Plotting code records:
## start
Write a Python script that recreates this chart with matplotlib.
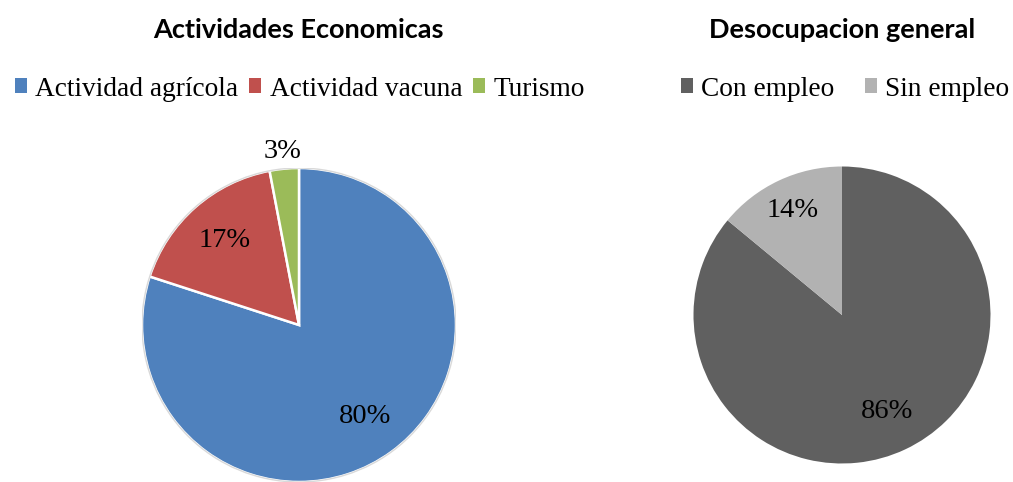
import matplotlib
matplotlib.use("Agg")
import matplotlib.pyplot as plt
from matplotlib.patches import Patch, Circle

# Datos
actividades = ["Actividad agrícola", "Actividad vacuna", "Turismo"]
act_valores = [80, 17, 3]
act_colores = ["#4F81BD", "#C0504D", "#9BBB59"]

empleo = ["Con empleo", "Sin empleo"]
emp_valores = [86, 14]
emp_colores = ["#606060", "#B2B2B2"]

W, H = 1013, 482
fig = plt.figure(figsize=(W / 100, H / 100), dpi=100)

serif = ["Liberation Serif", "DejaVu Serif"]
titlefont = ["Lato", "DejaVu Sans"]


def pie_axes(cx, cy, r):
    # cx, cy, r en pixeles (y desde arriba)
    return fig.add_axes([(cx - r) / W, (H - cy - r) / H, 2 * r / W, 2 * r / H])


# Pie izquierdo
ax1 = pie_axes(299, 325, 157)
w1, t1, a1 = ax1.pie(act_valores, colors=act_colores, startangle=90, counterclock=False,
                     autopct="%d%%", pctdistance=0.72, labels=None,
                     wedgeprops=dict(edgecolor="white", linewidth=1.8),
                     textprops=dict(fontsize=20.5, family=serif, color="black"))
a1[2].set_position((a1[2].get_position()[0] / 0.72 * 1.11, a1[2].get_position()[1] / 0.72 * 1.11))
ax1.add_patch(Circle((0, 0), 1.0, fill=False, edgecolor="#D9D9D9", linewidth=1.0))
ax1.set_xlim(-1, 1)
ax1.set_ylim(-1, 1)
ax1.set_aspect("equal")
ax1.axis("off")
for w in w1:
    w.set_clip_on(False)

# Pie derecho
ax2 = pie_axes(842, 315, 148.5)
w2, t2, a2 = ax2.pie(emp_valores, colors=emp_colores, startangle=90, counterclock=False,
                     autopct="%d%%", pctdistance=0.72, labels=None,
                     textprops=dict(fontsize=20.5, family=serif, color="black"))
a2[1].set_position((a2[1].get_position()[0] / 0.72 * 0.78, a2[1].get_position()[1] / 0.72 * 0.78))
ax2.set_xlim(-1, 1)
ax2.set_ylim(-1, 1)
ax2.set_aspect("equal")
ax2.axis("off")

# Titulos
fig.text(298 / W, 1 - 30 / H, "Actividades Economicas", ha="center", va="center",
         fontsize=19.5, fontweight="bold", family=titlefont)
fig.text(842 / W, 1 - 30 / H, "Desocupacion general", ha="center", va="center",
         fontsize=19.5, fontweight="bold", family=titlefont)

# Leyendas
leg_kw = dict(loc="center", frameon=False, handlelength=0.44, handleheight=0.44,
              handletextpad=0.3, borderpad=0, prop=dict(family=serif, size=19.7))
h1 = [Patch(facecolor=c, edgecolor="none") for c in act_colores]
fig.legend(h1, actividades, bbox_to_anchor=(300 / W, 1 - 89 / H), ncol=3,
           columnspacing=0.4, **leg_kw)
h2 = [Patch(facecolor=c, edgecolor="none") for c in emp_colores]
fig.legend(h2, empleo, bbox_to_anchor=(845 / W, 1 - 89 / H), ncol=2,
           columnspacing=1.1, **leg_kw)

fig.savefig("out.png", dpi=100)
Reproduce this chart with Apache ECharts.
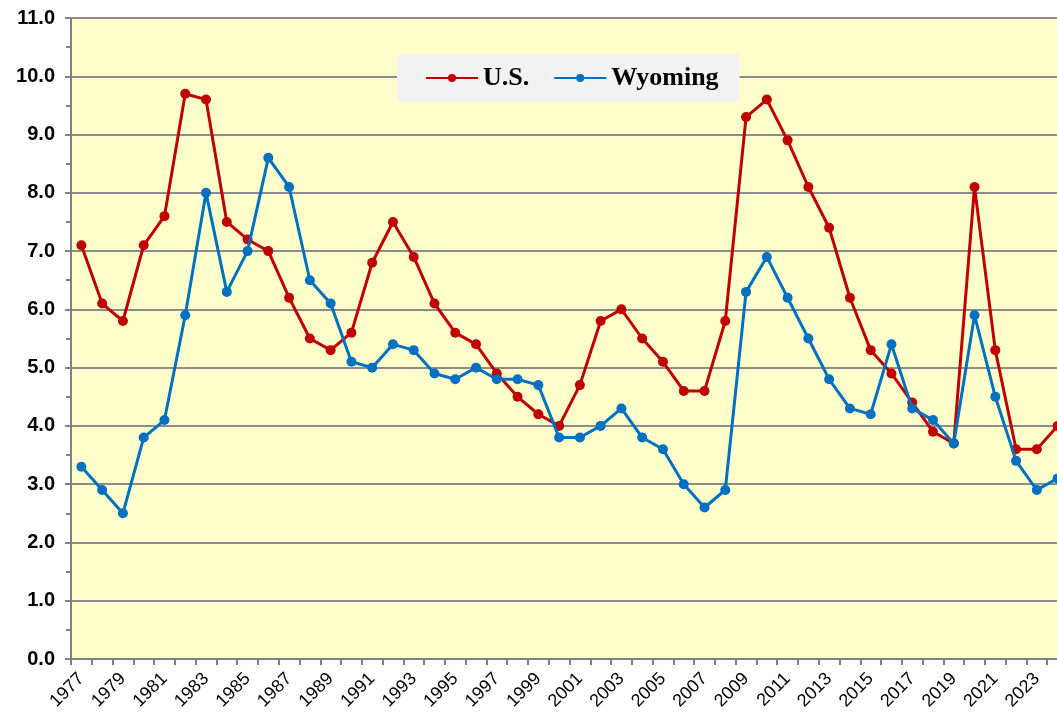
<!DOCTYPE html>
<html><head><meta charset="utf-8">
<script src="https://cdn.jsdelivr.net/npm/echarts@6/dist/echarts.min.js"></script>
<style>html,body{margin:0;padding:0;background:#fff}#c{width:1057px;height:715px}</style>
</head><body><div id="c"></div>
<script>
const years = [];
for (let y = 1977; y <= 2024; y++) years.push(String(y));
const usValues = [7.1,6.1,5.8,7.1,7.6,9.7,9.6,7.5,7.2,7.0,6.2,5.5,5.3,5.6,6.8,7.5,6.9,6.1,5.6,5.4,4.9,4.5,4.2,4.0,4.7,5.8,6.0,5.5,5.1,4.6,4.6,5.8,9.3,9.6,8.9,8.1,7.4,6.2,5.3,4.9,4.4,3.9,3.7,8.1,5.3,3.6,3.6,4.0];
const wyValues = [3.3,2.9,2.5,3.8,4.1,5.9,8.0,6.3,7.0,8.6,8.1,6.5,6.1,5.1,5.0,5.4,5.3,4.9,4.8,5.0,4.8,4.8,4.7,3.8,3.8,4.0,4.3,3.8,3.6,3.0,2.6,2.9,6.3,6.9,6.2,5.5,4.8,4.3,4.2,5.4,4.3,4.1,3.7,5.9,4.5,3.4,2.9,3.1];
const seriesNames = ['U.S.', 'Wyoming'];

const chart = echarts.init(document.getElementById('c'));
chart.setOption({
  animation: false,
  backgroundColor: '#ffffff',
  grid: { left: 71, width: 997, top: 18, bottom: 56, show: true, backgroundColor: '#FFFFCC', borderWidth: 0,
          outerBoundsMode: 'none', containLabel: false },
  legend: {
    left: 397, top: 54,
    backgroundColor: '#F2F2F2',
    padding: [11, 21, 11, 28],
    itemGap: 24,
    itemWidth: 52, itemHeight: 10,
    textStyle: { fontFamily: 'Liberation Serif', fontWeight: 'bold', fontSize: 26, color: '#000' },
    data: seriesNames
  },
  xAxis: {
    type: 'category',
    data: years,
    boundaryGap: true,
    axisLine: { lineStyle: { color: '#808080', width: 2 } },
    axisTick: { show: true, interval: 0, length: 6, lineStyle: { color: '#808080', width: 2 } },
    axisLabel: { interval: 1, rotate: 45, fontFamily: 'Liberation Sans', fontSize: 18, color: '#000', margin: 17 },
    splitLine: { show: false }
  },
  yAxis: {
    type: 'value',
    min: 0, max: 11, interval: 1,
    axisLine: { show: true, lineStyle: { color: '#808080', width: 2 } },
    axisTick: { show: true, length: 6, lineStyle: { color: '#808080', width: 2 } },
    minorTick: { show: true, splitNumber: 2, length: 5, lineStyle: { color: '#808080', width: 2 } },
    axisLabel: { formatter: v => v.toFixed(1), fontFamily: 'Liberation Sans', fontWeight: 'bold', fontSize: 20, color: '#000', margin: 16 },
    splitLine: { show: true, lineStyle: { color: '#8C8C8C', width: 2 } }
  },
  series: [
    { name: seriesNames[0], type: 'line', data: usValues, symbol: 'circle', symbolSize: 10,
      itemStyle: { color: '#C00000' }, lineStyle: { color: '#C00000', width: 3 }, z: 2 },
    { name: seriesNames[1], type: 'line', data: wyValues, symbol: 'circle', symbolSize: 10,
      itemStyle: { color: '#0070C0' }, lineStyle: { color: '#0070C0', width: 3 }, z: 3 }
  ]
});
</script></body></html>
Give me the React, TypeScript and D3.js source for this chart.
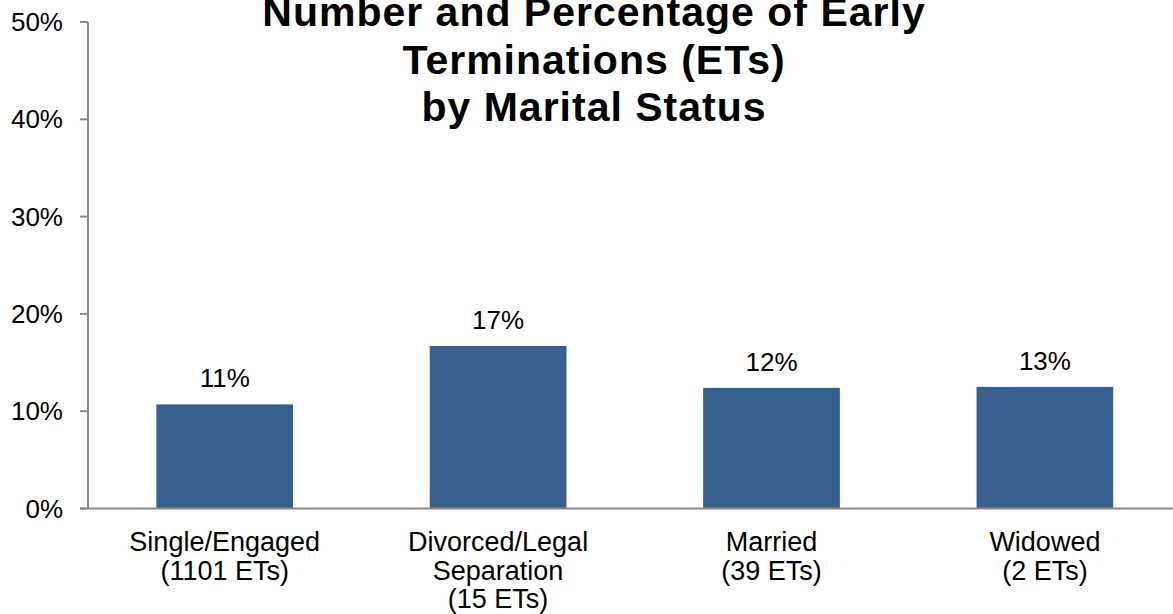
## end
Objective »
From the first line of the material down to the line containing "from matplotlib.patches import Patch, Circle", inclusive, return each line exactly, skipping any picture.

Output below »
Write a Python script that recreates this chart with matplotlib.
import matplotlib
matplotlib.use("Agg")
import matplotlib.pyplot as plt
from matplotlib.patches import Patch, Circle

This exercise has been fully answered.